If you think that it's optimal problem-solving for humans to just ignore any and all evidence that they would be healthier if they interacted differently with their environment at scale, that's just arrogance.
It's absolutely nothing more, although I predict you'll keep assigning primacy to your gut feelings because engaging in thorough analysis would involve admitting you were wrong, which would make you feel bad.
I obviously don't mind doing thorough analysis. But this analysis can be done correctly only if you define the end goal, what you are trying to optimize.
If the goal is the prosperity of humanity then I'm all for it. However, if that's the case two things must be noted beforehand:
1) This is an anthropocentric approach. The parent comment seemed to imply that anthropocentrism is bad for some reason, so it might be an issue on your end too.
2) Prosperity of humanity as a goal is at odds with biodiversity. I don't regret the extermination of smallpox for one thing. I also appreciate for example that we largely replaced natural ecosystems with agricultural monocultures that yield more tons of food per square kilometer. This is great, we won't be able to sustain 8 billions of humans otherwise.
If you agree with these points then this means that we agree on principle. The rest are implementation details that can be figured out. E.g. your question of whether "would be healthier if they interacted differently with their environment at scale" -- probably yes, there are many things that can be improved.
> Prosperity of humanity as a goal is at odds with biodiversity.

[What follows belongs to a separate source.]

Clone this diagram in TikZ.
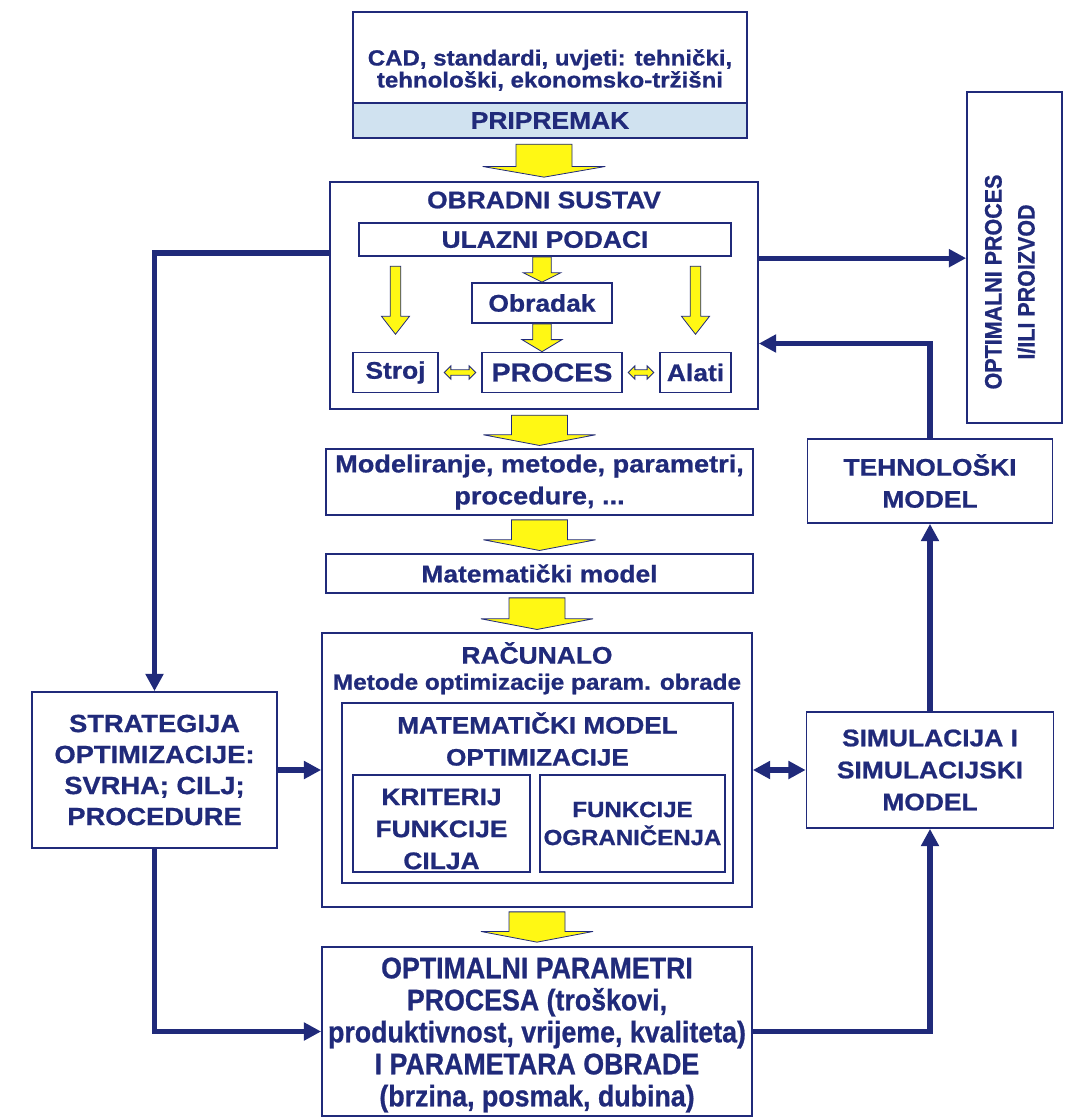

I roundly refute this frankly riduculous assertion. It shows a grave lack of understanding of the actual mechanisms that maintain the natural world in a state fit for human habitation.
Humans have been crushing biodiversity for more than two thousands years now and yet the homo sapiens is thriving by all objective measures like population count, habitat width and dispensable energy per capita.
You may argue that at some point we have to stop and I agree. However this doesn't contradict the fact that up until now reducing biodiversity (e.g. by replacing forests with monoculture field crops) worked out extremely well.
Please save yourself further effort here-- the person you're replyng to isn't interested in cultivating and improving any kind of accurate mental model of the world.
If you think that it's optimal problem-solving for humans to just ignore any and all evidence that they would be healthier if they interacted differently with their environment at scale, that's just arrogance.
It's absolutely nothing more, although I predict you'll keep assigning primacy to your gut feelings because engaging in thorough analysis would involve admitting you were wrong, which would make you feel bad.